L’aspetto macabro di fatti del genere è che confermano la volontà da parte della TV di spingersi sempre oltre. Purtroppo, non escludo che là fuori ci sia  qualche dirigente televisivo che stia già cercando di tramutare in realtà quello che noi abbiamo solo immaginato in questo film. Però, non sono qui per fare la predica a nessuno. Come detto, a me interessa solo che la gente possa dibattere liberamente su tali argomenti.

 

Qual è per te il peggior programma della televisione del tuo Paese?

Uno in particolare non saprei, tuttavia trovo disgustosi quei programmi in cui si fa finta di avere davvero a cuore il destino dei concorrenti, mentre in verità li si sta soltanto sfruttando a loro insaputa. Un esempio di ciò è The Jerry Springer Show, un prodotto totalmente disgustoso!
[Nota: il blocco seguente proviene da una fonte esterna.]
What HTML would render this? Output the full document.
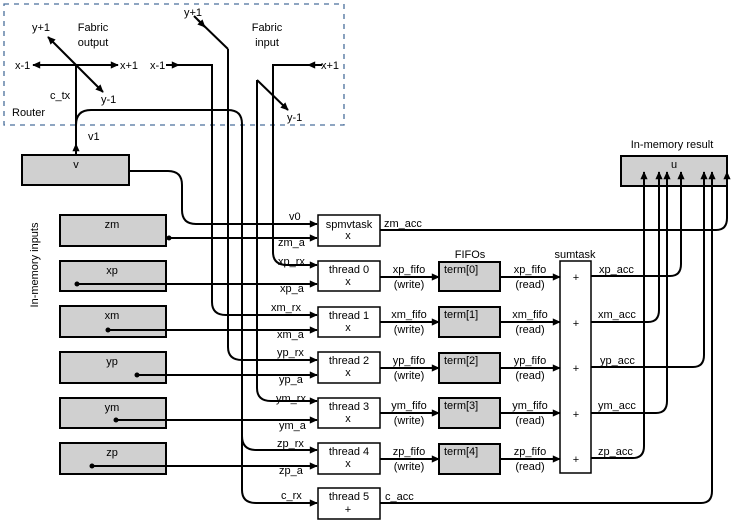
<!DOCTYPE html>
<html><head><meta charset="utf-8"><style>
html,body{margin:0;padding:0;background:#fff;}
svg{display:block;font-family:"Liberation Sans",Arial,sans-serif;font-size:11px;}
</style></head><body>
<svg width="731" height="523" viewBox="0 0 731 523" xmlns="http://www.w3.org/2000/svg">
<defs>
<marker id="a" viewBox="0 0 10 10" refX="9" refY="5" markerWidth="9" markerHeight="8" orient="auto" markerUnits="userSpaceOnUse"><path d="M0,0.5 L10,5 L0,9.5 z" fill="#000"/></marker>
</defs>
<!-- router -->
<rect x="4" y="4" width="340" height="121" fill="none" stroke="#4a6f9c" stroke-width="1.3" stroke-dasharray="5,5"/>
<!-- boxes -->
<g stroke="#000" stroke-width="2" fill="#d0d0d0">
<rect x="22" y="155" width="107" height="30"/>
<rect x="621" y="156" width="106" height="30"/>
<rect x="60" y="215" width="106" height="31"/>
<rect x="60" y="261" width="106" height="30"/>
<rect x="60" y="306" width="106" height="31"/>
<rect x="60" y="352" width="106" height="31"/>
<rect x="60" y="398" width="106" height="30"/>
<rect x="60" y="443" width="106" height="31"/>
<rect x="439" y="262" width="61" height="29"/>
<rect x="439" y="307" width="61" height="30"/>
<rect x="439" y="353" width="61" height="30"/>
<rect x="439" y="398" width="61" height="30"/>
<rect x="439" y="444" width="61" height="30"/>
</g>
<g stroke="#000" stroke-width="1.5" fill="#fff">
<rect x="318" y="215" width="62" height="31"/>
<rect x="318" y="261" width="62" height="30"/>
<rect x="318" y="307" width="62" height="30"/>
<rect x="318" y="352" width="62" height="31"/>
<rect x="318" y="398" width="62" height="30"/>
<rect x="318" y="443" width="62" height="31"/>
<rect x="318" y="488" width="62" height="31"/>
<rect x="560" y="261" width="31" height="212"/>
</g>
<g fill="none" stroke="#000" stroke-width="2">
<!-- fabric output -->
<line x1="76" y1="65" x2="33" y2="65" marker-end="url(#a)"/>
<line x1="76" y1="65" x2="118" y2="65" marker-end="url(#a)"/>
<line x1="76" y1="65" x2="48" y2="37" marker-end="url(#a)"/>
<line x1="76" y1="65" x2="103" y2="92" marker-end="url(#a)"/>
<line x1="76" y1="155" x2="76" y2="65"/>
<line x1="76" y1="152" x2="76" y2="144" marker-end="url(#a)"/>
<!-- c_tx loop -->
<path d="M76,125 Q76,110 91,110 H228 Q242,110 242,124 V490 Q242,503 256,503 H317" marker-end="url(#a)"/>
<path d="M242,436 Q242,450 256,450 H317" marker-end="url(#a)"/>
<!-- fabric input -->
<path d="M172,65 H212 V302 Q212,315 226,315 H317" marker-end="url(#a)"/>
<line x1="166" y1="65" x2="179" y2="65" marker-end="url(#a)"/>
<path d="M228,49 V347 Q228,360 242,360 H317" marker-end="url(#a)"/>
<line x1="228" y1="49" x2="198" y2="20"/>
<line x1="194" y1="16" x2="205" y2="27" marker-end="url(#a)"/>
<path d="M257,80 V388 Q257,401 271,401 H317" marker-end="url(#a)"/>
<line x1="257" y1="80" x2="288" y2="110" marker-end="url(#a)"/>
<path d="M320,65 H273 V252 Q273,265 287,265 H317" marker-end="url(#a)"/>
<line x1="322" y1="65" x2="308" y2="65" marker-end="url(#a)"/>
<!-- v output -->
<path d="M129,171 H168 Q182,171 182,185 V210 Q182,224 196,224 H317" marker-end="url(#a)"/>
<!-- inputs -->
<line x1="169" y1="238" x2="317" y2="238" marker-end="url(#a)"/>
<line x1="77" y1="284" x2="317" y2="284" marker-end="url(#a)"/>
<line x1="108" y1="330" x2="317" y2="330" marker-end="url(#a)"/>
<line x1="137" y1="375" x2="317" y2="375" marker-end="url(#a)"/>
<line x1="116" y1="420" x2="317" y2="420" marker-end="url(#a)"/>
<line x1="92" y1="466" x2="317" y2="466" marker-end="url(#a)"/>
<!-- fifo arrows -->
<line x1="380" y1="277" x2="439" y2="277" marker-end="url(#a)"/>
<line x1="380" y1="322" x2="439" y2="322" marker-end="url(#a)"/>
<line x1="380" y1="368" x2="439" y2="368" marker-end="url(#a)"/>
<line x1="380" y1="413" x2="439" y2="413" marker-end="url(#a)"/>
<line x1="380" y1="459" x2="439" y2="459" marker-end="url(#a)"/>
<line x1="500" y1="277" x2="560" y2="277" marker-end="url(#a)"/>
<line x1="500" y1="322" x2="560" y2="322" marker-end="url(#a)"/>
<line x1="500" y1="368" x2="560" y2="368" marker-end="url(#a)"/>
<line x1="500" y1="413" x2="560" y2="413" marker-end="url(#a)"/>
<line x1="500" y1="459" x2="560" y2="459" marker-end="url(#a)"/>
<!-- acc -->
<path d="M591,276 H670 Q681,276 681,264 V172" marker-end="url(#a)"/>
<path d="M591,322 H648 Q659,322 659,310 V172" marker-end="url(#a)"/>
<path d="M591,367 H693 Q704,367 704,355 V172" marker-end="url(#a)"/>
<path d="M591,413 H656 Q667,413 667,401 V172" marker-end="url(#a)"/>
<path d="M591,458 H633 Q644,458 644,446 V172" marker-end="url(#a)"/>
<path d="M380,503 H701 Q712,503 712,491 V172" marker-end="url(#a)"/>
<path d="M380,230 H716 Q727,230 727,218 V172" marker-end="url(#a)"/>
</g>
<g fill="#000">
<circle cx="169" cy="238" r="2.5"/><circle cx="77" cy="284" r="2.5"/><circle cx="108" cy="330" r="2.5"/>
<circle cx="137" cy="375" r="2.5"/><circle cx="116" cy="420" r="2.5"/><circle cx="92" cy="466" r="2.5"/>
</g>
<g fill="#000">
<text x="15" y="69">x-1</text><text x="120" y="69">x+1</text>
<text x="32" y="31">y+1</text><text x="101" y="103">y-1</text>
<text x="93" y="31" text-anchor="middle">Fabric</text><text x="93" y="46" text-anchor="middle">output</text>
<text x="50" y="99">c_tx</text><text x="12" y="116">Router</text><text x="88" y="140">v1</text>
<text x="184" y="16">y+1</text><text x="150" y="69">x-1</text>
<text x="267" y="31" text-anchor="middle">Fabric</text><text x="267" y="46" text-anchor="middle">input</text>
<text x="321" y="69">x+1</text><text x="287" y="121">y-1</text>
<text x="76" y="168" text-anchor="middle">v</text>
<text x="672" y="148" text-anchor="middle">In-memory result</text>
<text x="674" y="168" text-anchor="middle">u</text>
<text x="112" y="228" text-anchor="middle">zm</text><text x="112" y="274" text-anchor="middle">xp</text>
<text x="112" y="319" text-anchor="middle">xm</text><text x="112" y="365" text-anchor="middle">yp</text>
<text x="112" y="411" text-anchor="middle">ym</text><text x="112" y="456" text-anchor="middle">zp</text>
<text transform="translate(38,265) rotate(-90)" text-anchor="middle">In-memory inputs</text>
<text x="289" y="220">v0</text><text x="278" y="246">zm_a</text>
<text x="278" y="265">xp_rx</text><text x="280" y="292">xp_a</text>
<text x="271" y="311">xm_rx</text><text x="277" y="338">xm_a</text>
<text x="277" y="356">yp_rx</text><text x="279" y="383">yp_a</text>
<text x="276" y="402">ym_rx</text><text x="279" y="429">ym_a</text>
<text x="277" y="447">zp_rx</text><text x="279" y="474">zp_a</text>
<text x="281" y="499">c_rx</text>
<g text-anchor="middle">
<text x="349" y="228">spmvtask</text><text x="348" y="239">x</text>
<text x="349" y="273">thread 0</text><text x="348" y="285">x</text>
<text x="349" y="319">thread 1</text><text x="348" y="331">x</text>
<text x="349" y="364">thread 2</text><text x="348" y="376">x</text>
<text x="349" y="410">thread 3</text><text x="348" y="422">x</text>
<text x="349" y="455">thread 4</text><text x="348" y="467">x</text>
<text x="349" y="500">thread 5</text><text x="348" y="513">+</text>
<text x="409" y="273">xp_fifo</text><text x="409" y="288">(write)</text>
<text x="409" y="318">xm_fifo</text><text x="409" y="333">(write)</text>
<text x="409" y="364">yp_fifo</text><text x="409" y="379">(write)</text>
<text x="409" y="409">ym_fifo</text><text x="409" y="424">(write)</text>
<text x="409" y="455">zp_fifo</text><text x="409" y="470">(write)</text>
<text x="530" y="273">xp_fifo</text><text x="530" y="288">(read)</text>
<text x="530" y="318">xm_fifo</text><text x="530" y="333">(read)</text>
<text x="530" y="364">yp_fifo</text><text x="530" y="379">(read)</text>
<text x="530" y="409">ym_fifo</text><text x="530" y="424">(read)</text>
<text x="530" y="455">zp_fifo</text><text x="530" y="470">(read)</text>
<text x="470" y="258">FIFOs</text><text x="575" y="258">sumtask</text>
<text x="576" y="281">+</text><text x="576" y="327">+</text><text x="576" y="372">+</text><text x="576" y="418">+</text><text x="576" y="463">+</text>
</g>
<text x="444" y="273">term[0]</text><text x="444" y="318">term[1]</text><text x="444" y="364">term[2]</text>
<text x="444" y="409">term[3]</text><text x="444" y="455">term[4]</text>
<text x="384" y="227">zm_acc</text><text x="385" y="500">c_acc</text>
<text x="599" y="273">xp_acc</text><text x="598" y="318">xm_acc</text><text x="600" y="364">yp_acc</text>
<text x="598" y="409">ym_acc</text><text x="598" y="455">zp_acc</text>
</g>
</svg>
</body></html>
Programmi del genere mancano del tutto di integrità, si tratta di pura manipolazione.

 

e la cosa peggiore di Hollywood?

Non sono qui per criticare Hollywood o la Star System americano, di cui anch’io tra l’altro faccio parte. Mi sento una privilegiata, poiché sono ormai davvero pochi i ruoli femminili di spessore. Questo e uno dei motivi per cui ho deciso di produrre dei film: invece di starmene seduta a lamentarmi, ho scelto di crearmi da sola le opportunità artistiche che cercavo.

 

Perché l’essere umano è così attratto dalla morte?

Non ne ho idea. Forse è un qualcosa di innato in noi. Il mio personaggio, ad esempio, fa una giusta considerazione, quando dice che dal tempo dei Romani  nel Colosseo, fino alle esecuzioni con la ghigliottina, la gente ha sempre seguito con grande partecipazione la morte “dal vivo”.